Biden learned Jewish history at his father’s foot. He has talked about growing up hearing his father at the dinner table remark on “how the world stood silently in the 1930s in the face of Hitler,” whose rise led to the murder of 6 million Jews and to a worldwide conflagration. Biden has traveled to the Dachau death camp many times, most recently taking his granddaughter with him and walking into the gas chamber where the Nazis poisoned countless Jews to death.
When Hamas launched its brutal attack, its members recording themselves torturing and killing their victims, Biden saw the link between Jewish history and this, the worst massacre of Jews since the Holocaust.
In a searing speech on October 10, he declared, “There are moments in this life…when pure, unadulterated evil is unleashed on this world.” The carnage, he said, “brought to the surface…millennia of antisemitism and genocide of the Jewish people.”

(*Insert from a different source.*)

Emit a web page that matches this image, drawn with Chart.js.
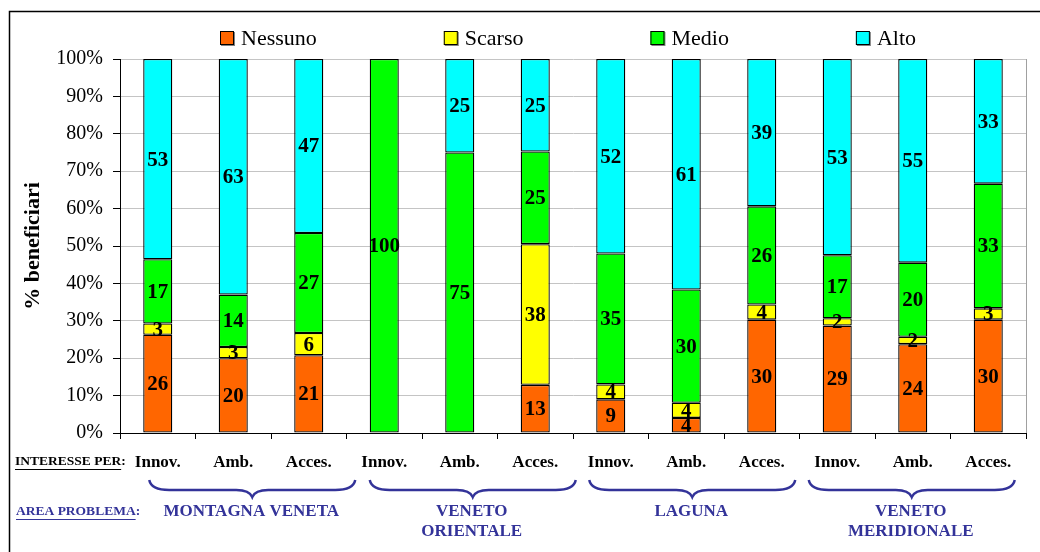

The former Israeli ambassador to the United States, Michael Oren, called the speech, “the most passionately pro-Israel in history.”
But Biden saw more than millennia. He saw the trends of the past few years. The rise of extremism fueled by autocratic, antidemocratic forces. It was the phenomenon that drove him to run for president in 2019, when he said that the sight of white supremacist neo-Nazis marching in Charlottesville, Va., “veins bulging and bearing the fangs of racism,” were chanting “the same antisemitic bile heard across Europe in the 30s” persuaded him to jump in the race.

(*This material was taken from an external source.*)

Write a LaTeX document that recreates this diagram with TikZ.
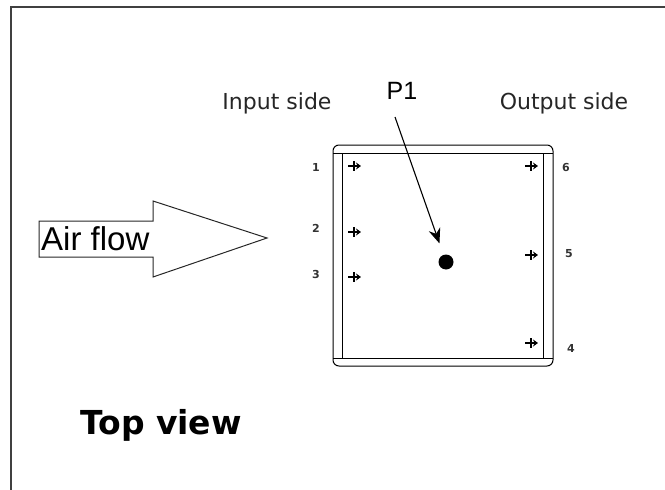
\documentclass[tikz,border=0pt]{standalone}
\usepackage{fontspec}
\setmainfont{Liberation Sans}
\newfontfamily\tahoma{DejaVu Sans}
\usetikzlibrary{arrows.meta,positioning}
\tikzset{frame/.style={draw=black!75,line width=1.6pt},wall/.style={draw=black,line width=1pt},side/.style={font=\tahoma\fontsize{22}{24}\selectfont,text=black!85,inner sep=0pt},lbl/.style={font=\fontsize{25}{27}\selectfont,inner sep=0pt},num/.style={font=\tahoma\bfseries\fontsize{11}{12}\selectfont,text=black!80,inner sep=0pt},arr/.style={-{Stealth[length=15pt,width=12pt]},draw=black,line width=1.1pt},vent/.pic={\draw[line width=1.3pt] (-1,-5)--(-1,5); \draw[line width=1.3pt,-{Stealth[length=5pt,width=7pt]}] (-7,0)--(6,0);}}

\begin{document}
\begin{tikzpicture}[x=1pt,y=-1pt]
\useasboundingbox (0,0) rectangle (665,490);
\draw[frame] (11,490)--(11,7)--(665,7);
% air flow arrow
\draw[wall,draw=black!85] (39,221)--(153,221)--(153,201)--(267,238)--(153,277)--(153,257)--(39,257)--cycle;
\node[lbl,font=\fontsize{33}{35}\selectfont,anchor=west] (air) at (41,239) {Air flow};
% chamber
\draw[wall,rounded corners=6pt] (333,145) rectangle (553,366);
\draw[wall] (333,153)--(553,153); \draw[wall] (333,358)--(553,358);
\draw[wall] (342,153)--(342,358); \draw[wall] (543,153)--(543,358);
\node[side] (in) at (277,103) {Input side};
\node[side] (out) at (564,103) {Output side};
\node[lbl] (p1) at (402,91) {P1};
\node[circle,fill=black,inner sep=0pt,minimum size=15pt] (dot) at (446,262) {};
\coordinate (tail) at (395,117);
\draw[arr,shorten >=12pt] (tail) -- (dot);
% sensor points
\pic at (355,166) {vent}; \pic at (355,232) {vent}; \pic at (355,277) {vent};
\pic at (532,166) {vent}; \pic at (532,255) {vent}; \pic at (532,343) {vent};
\node[num] (n1) at (316,167) {1}; \node[num] (n2) at (316,228) {2}; \node[num] (n3) at (316,274) {3};
\node[num] (n6) at (566,167) {6}; \node[num] (n5) at (569,254) {5}; \node[num] (n4) at (571,348) {4};
\node[font=\tahoma\bfseries\fontsize{33}{36}\selectfont,inner sep=0pt] (top) at (161,425) {Top view};
\end{tikzpicture}
\end{document}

Biden’s presidency has been propelled by a mission to counter those forces at a moment he has called “an inflection point in history,” rebuilding alliances, assertively pushing against aggressive, expansionist autocrats, and demonstrating to America’s friends that the US will stand by their side.
Where many see a war between Israel and Hamas, Biden sees something much larger.
The wars launched by Russian President Vladimir Putin against Ukraine and by Hamas against Israel, he said, are obviously different, but they have much in common. Both Hamas and Russia are receiving support from Iran. Both Hamas and Russia “want to completely annihilate a neighboring democracy.”
At this pivotal time in history, the president sees an indispensable role for the United States. “History,” he said, “has taught us that when terrorists don’t pay a price for their terror, when dictators don’t pay a price for their aggression, they cause more chaos and death and more destruction.”
He appears to see Putin’s Russia, the Ayatollah’s allies Hamas in Gaza, Hezbollah in Lebanon and others as destabilizing forces, rejecting neighbors, sparking wars. Defeating them would allow the US to help build what Biden describes as a Middle East that is more stable, with “less rage, less grievances, less war.”
To achieve that, it is likely – and desirable – that Biden tell Israelis that their responsibility extends beyond defeating a terrorist organization and doing it within the bounds of international law. For its own security, and for the fulfillment – or at least more progress toward the fulfillment – of Biden’s historic aspirations, he must urge Israel to engage with Palestinians who seek peace and coexistence and to work toward resolving the conflict.
That has been a frustrating quest in the past, empowering the rejectionists. But it remains indispensable. With a US president that has proved he understands Israel, that he viscerally grasps the need for a Jewish homeland, Israelis owe it to Biden to heed his advice.